Spera o teme che Grillo venga al palacongressi di Roma?
«Non lo temo. Se dovesse venire, potrà partecipare liberamente all’assemblea».
Si sente l’ultimo giapponese, come ironizzava ieri il garante con un post dei suoi?
«Non mi sento isolato. Perché io ci metto sì la faccia, ma combatto le nostre giuste battaglie accanto a tanti appassionati attivisti. Forse la sensazione di isolamento l’avverte chi pontifica dal divano vagheggiando un illusorio ritorno alle origini mentre ha rinunciato da tempo a votare e portare avanti il progetto del Movimento. L’ultimo giapponese rischia di essere lui, ponendosi in contrasto con la comunità».
I suoi avversari interni possono far leva, ammetterà, sui numeri. Dal 15 per cento delle politiche 2022 siete passati al 9,9 delle Europee di quest’anno, fino alle soglie sotto il 5 delle tre regioni al voto questo mese. Come pensa di fermare l’emorragia?
«Un dato politico non va minimizzato: in Emilia-Romagna e Umbria le coalizioni di cui abbiamo fatto parte hanno vinto, fermando l’avanzata di Meloni. È innegabile che il M5S stia facendo molta fatica sui territori e dobbiamo capire perché questo accade da troppi anni. Per altro senza differenza se andiamo da soli o in coalizione, come comprovato dalle ultime elezioni».

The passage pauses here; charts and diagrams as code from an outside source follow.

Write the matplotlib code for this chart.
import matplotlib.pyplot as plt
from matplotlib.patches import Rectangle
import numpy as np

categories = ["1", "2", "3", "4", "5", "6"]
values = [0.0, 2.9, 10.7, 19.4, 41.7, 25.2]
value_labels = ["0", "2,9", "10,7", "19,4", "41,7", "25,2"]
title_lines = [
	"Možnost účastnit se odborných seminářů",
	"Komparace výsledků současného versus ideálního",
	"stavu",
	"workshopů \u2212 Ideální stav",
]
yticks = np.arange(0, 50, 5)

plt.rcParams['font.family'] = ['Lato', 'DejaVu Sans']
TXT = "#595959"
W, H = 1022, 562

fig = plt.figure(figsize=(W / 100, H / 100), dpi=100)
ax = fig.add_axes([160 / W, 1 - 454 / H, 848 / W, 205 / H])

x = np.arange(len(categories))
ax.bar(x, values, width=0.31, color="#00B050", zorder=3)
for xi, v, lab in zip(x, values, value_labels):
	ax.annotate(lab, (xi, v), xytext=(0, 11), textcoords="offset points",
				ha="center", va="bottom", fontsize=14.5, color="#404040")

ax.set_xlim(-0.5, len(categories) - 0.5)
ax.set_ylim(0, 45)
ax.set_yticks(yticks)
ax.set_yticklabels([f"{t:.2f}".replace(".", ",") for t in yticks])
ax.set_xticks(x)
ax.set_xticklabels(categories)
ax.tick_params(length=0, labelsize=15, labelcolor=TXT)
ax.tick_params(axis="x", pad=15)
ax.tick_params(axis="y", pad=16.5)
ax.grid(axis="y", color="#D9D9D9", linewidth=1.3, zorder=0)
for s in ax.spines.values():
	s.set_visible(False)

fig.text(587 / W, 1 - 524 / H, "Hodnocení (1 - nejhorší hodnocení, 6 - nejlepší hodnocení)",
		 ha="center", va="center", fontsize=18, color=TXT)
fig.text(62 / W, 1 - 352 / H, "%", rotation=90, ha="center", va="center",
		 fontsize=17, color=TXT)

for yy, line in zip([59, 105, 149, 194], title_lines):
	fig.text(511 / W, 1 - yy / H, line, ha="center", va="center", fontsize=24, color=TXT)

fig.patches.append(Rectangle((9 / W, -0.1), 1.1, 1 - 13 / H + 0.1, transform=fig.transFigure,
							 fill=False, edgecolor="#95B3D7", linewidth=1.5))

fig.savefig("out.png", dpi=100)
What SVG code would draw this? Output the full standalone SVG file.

Ecco, che spiegazione si è data?
«In un contesto di forte astensionismo, sicuramente è il voto di opinione sui territori, non collegato a strutture di potere e logiche clientelari, ad essere maggiormente penalizzato».
Non c’è via di scampo, insomma?
«Al contrario. Abbiamo costituito dei gruppi territoriali che hanno bisogno di tempo e dedizione per dispiegare la loro azione. Dobbiamo tornare ad ascoltare i bisogni delle comunità locali. E poi c’è la formazione delle liste, sulla quale dobbiamo essere più attenti: dobbiamo sperimentare nuove modalità di reclutamento, senza cadere nelle logiche clientelari che aborriamo».
A Roma invece battaglia comune con le opposizioni sulla manovra?
«È una manovra condizionata dal taglio di tredici miliardi l’anno firmato da Meloni in Europa, che si abbatte soprattutto su sanità e scuola, fondo per le disabilità, investimenti per il Sud e per l’industria dell’auto. Noi proponiamo uno scudo contro il caro vita e di recuperare risorse dal riarmo e dagli extraprofitti di banche e industrie delle armi».
Voterete Fitto e la commissione von der Leyen?
«È buio fitto in Europa, verrebbe da dire. Noi ci siamo già espressi rifiutando mercanteggiamenti e votando in modo coerente ai nostri principi».
Tanto si è detto sul suo rapporto con Trump. Cosa si attende dalla seconda presidenza del repubblicano?
«Troppo presto per fare previsioni. Ma sono preoccupato per la plutocrazia che sta prendendo forma nella democrazia americana. Aggravata dallo strapotere dei padroni del web che suscitano facili entusiasmi anche a casa nostra, ma esercitano una influenza nascosta sulle nostre esistenze».